Recognition of disparate-impact claims is also consistent with the central purpose of the FHA, which, like Title VII and the ADEA, was enacted to eradicate discriminatory practices within a sector of the Nation’s economy. Suits targeting unlawful zoning laws and other housing restrictions that unfairly exclude minorities from certain neighborhoods without sufficient justification are at the heartland of disparate-impact liability. See, e.g., Huntington v. Huntington Branch, NAACP, 488 U. S. 15 –18. Recognition of disparate-impact liability under the FHA plays an important role in uncovering discriminatory intent: it permits plaintiffs to counteract unconscious prejudices and disguised animus that escape easy classification as disparate treatment.
But disparate-impact liability has always been properly limited in key respects to avoid serious constitutional questions that might arise under the FHA, e.g., if such liability were imposed based solely on a showing of a statistical disparity. Here, the underlying dispute involves a novel theory of liability that may, on remand, be seen simply as an attempt to second-guess which of two reasonable approaches a housing authority should follow in allocating tax credits for low-income housing. An important and appropriate means of ensuring that disparate-impact liability is properly limited is to give housing authorities and private developers leeway to state and explain the valid interest their policies serve, an analysis that is analogous to Title VII’s business necessity standard. It would be paradoxical to construe the FHA to impose onerous costs on actors who encourage revitalizing dilapidated housing in the Nation’s cities merely because some other priority might seem preferable. A disparate-impact claim relying on a statistical disparity must fail if the plaintiff cannot point to a defendant’s policy or policies causing that disparity. A robust causality requirement is important in ensuring that defendants do not resort to the use of racial quotas. Courts must therefore examine with care whether a plaintiff has made out a prima facie showing of disparate impact, and prompt resolution of these cases is important. Policies, whether governmental or private, are not contrary to the disparate-impact requirement unless they are “artificial, arbitrary, and unnecessary barriers.” Griggs, 401 U. S., at 431. Courts should avoid interpreting disparate-impact liability to be so expansive as to inject racial considerations into every housing decision. These limitations are also necessary to protect defendants against abusive disparate-impact claims.
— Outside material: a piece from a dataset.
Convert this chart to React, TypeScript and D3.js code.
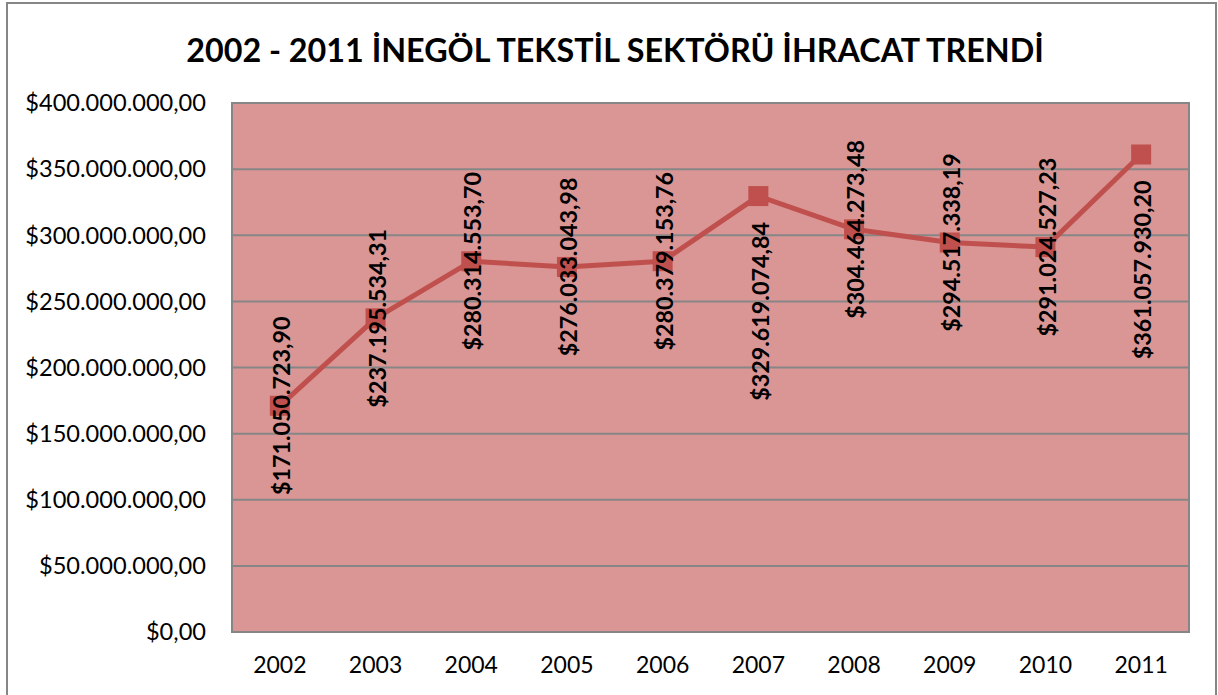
import React from "react";
import * as d3 from "d3";

const years = ["2002", "2003", "2004", "2005", "2006", "2007", "2008", "2009", "2010", "2011"];
const exports = [
  171050723.9, 237195534.31, 280314553.7, 276033043.98, 280379153.76,
  329619074.84, 304464273.48, 294517338.19, 291024527.23, 361057930.2,
];
const labelPlacement = ["center", "center", "center", "center", "center", "below", "center", "center", "center", "below"];
const yTicks = [0, 50e6, 100e6, 150e6, 200e6, 250e6, 300e6, 350e6, 400e6];
const title = "2002 - 2011 İNEGÖL TEKSTİL SEKTÖRÜ İHRACAT TRENDİ";

const W = 1218;
const H = 695;
const plot = { left: 232, right: 1189, top: 103, bottom: 632 };

const locale = d3.formatLocale({ decimal: ",", thousands: ".", grouping: [3], currency: ["$", ""] });
const fmt = locale.format("$,.2f");

export default function App() {
  const x = d3.scaleBand<string>().domain(years).range([plot.left, plot.right]);
  const y = d3.scaleLinear().domain([0, 400e6]).range([plot.bottom, plot.top]);
  const cx = (d: string) => (x(d) as number) + x.bandwidth() / 2;
  const line = d3
    .line<number>()
    .x((_, i) => cx(years[i]))
    .y((d) => y(d));
  const font = "Lato, 'Open Sans', sans-serif";
  const ms = 20;

  return (
    <svg
      width={W}
      height={H}
      style={{ position: "absolute", left: 0, top: 0, background: "#fff" }}
      fontFamily={font}
    >
      <rect x={7} y={3} width={1209} height={H + 10} fill="#fff" stroke="#868686" strokeWidth={2} />
      <text x={615} y={62} textAnchor="middle" fontSize={32.3} fontWeight="bold" fill="#000">
        {title}
      </text>
      <rect
        x={plot.left}
        y={plot.top}
        width={plot.right - plot.left}
        height={plot.bottom - plot.top}
        fill="#D99694"
      />
      {yTicks.map((t) => (
        <g key={t}>
          <line x1={plot.left} x2={plot.right} y1={y(t)} y2={y(t)} stroke="#868686" strokeWidth={2} />
          <text x={206} y={y(t)} dy="0.35em" textAnchor="end" fontSize={23.6} fill="#000">
            {fmt(t)}
          </text>
        </g>
      ))}
      <rect
        x={plot.left}
        y={plot.top}
        width={plot.right - plot.left}
        height={plot.bottom - plot.top}
        fill="none"
        stroke="#868686"
        strokeWidth={2}
      />
      {years.map((yr) => (
        <text key={yr} x={cx(yr)} y={673} textAnchor="middle" fontSize={23} fill="#000">
          {yr}
        </text>
      ))}
      <path d={line(exports) || ""} fill="none" stroke="#C0504D" strokeWidth={5} strokeLinejoin="round" />
      {exports.map((v, i) => (
        <rect
          key={i}
          x={cx(years[i]) - ms / 2}
          y={y(v) - ms / 2}
          width={ms}
          height={ms}
          fill="#C0504D"
        />
      ))}
      {exports.map((v, i) => {
        const px = cx(years[i]);
        const py = y(v);
        const below = labelPlacement[i] === "below";
        return (
          <text
            key={"l" + i}
            transform={`translate(${px + 2},${below ? py + 26 : py}) rotate(-90)`}
            textAnchor={below ? "end" : "middle"}
            dy="0.35em"
            fontSize={23.3}
            fontWeight="bold"
            fill="#000"
          >
            {fmt(v)}
          </text>
        );
      })}
    </svg>
  );
}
And when courts do find liability under a disparate-impact theory, their remedial orders must be consistent with the Constitution. Remedial orders in disparate-impact cases should concentrate on the elimination of the offending practice, and courts should strive to design race-neutral remedies. Remedial orders that impose racial targets or quotas might raise difficult constitutional questions.
While the automatic or pervasive injection of race into public and private transactions covered by the FHA has special dangers, race may be considered in certain circumstances and in a proper fashion. This Court does not impugn local housing authorities’ race-neutral efforts to encourage revitalization of communities that have long suffered the harsh consequences of segregated housing patterns. These authorities may choose to foster diversity and combat racial isolation with race-neutral tools, and mere awareness of race in attempting to solve the problems facing inner cities does not doom that endeavor at the outset. Pp. 10–23.
747 F. 3d 275, affirmed and remanded.
Kennedy, J., delivered the opinion of the Court, in which Ginsburg, Breyer, Sotomayor, and Kagan, JJ., joined. Thomas, J., filed a dissenting opinion. Alito, J., filed a dissenting opinion, in which Roberts, C. J., and Scalia and Thomas, JJ., joined.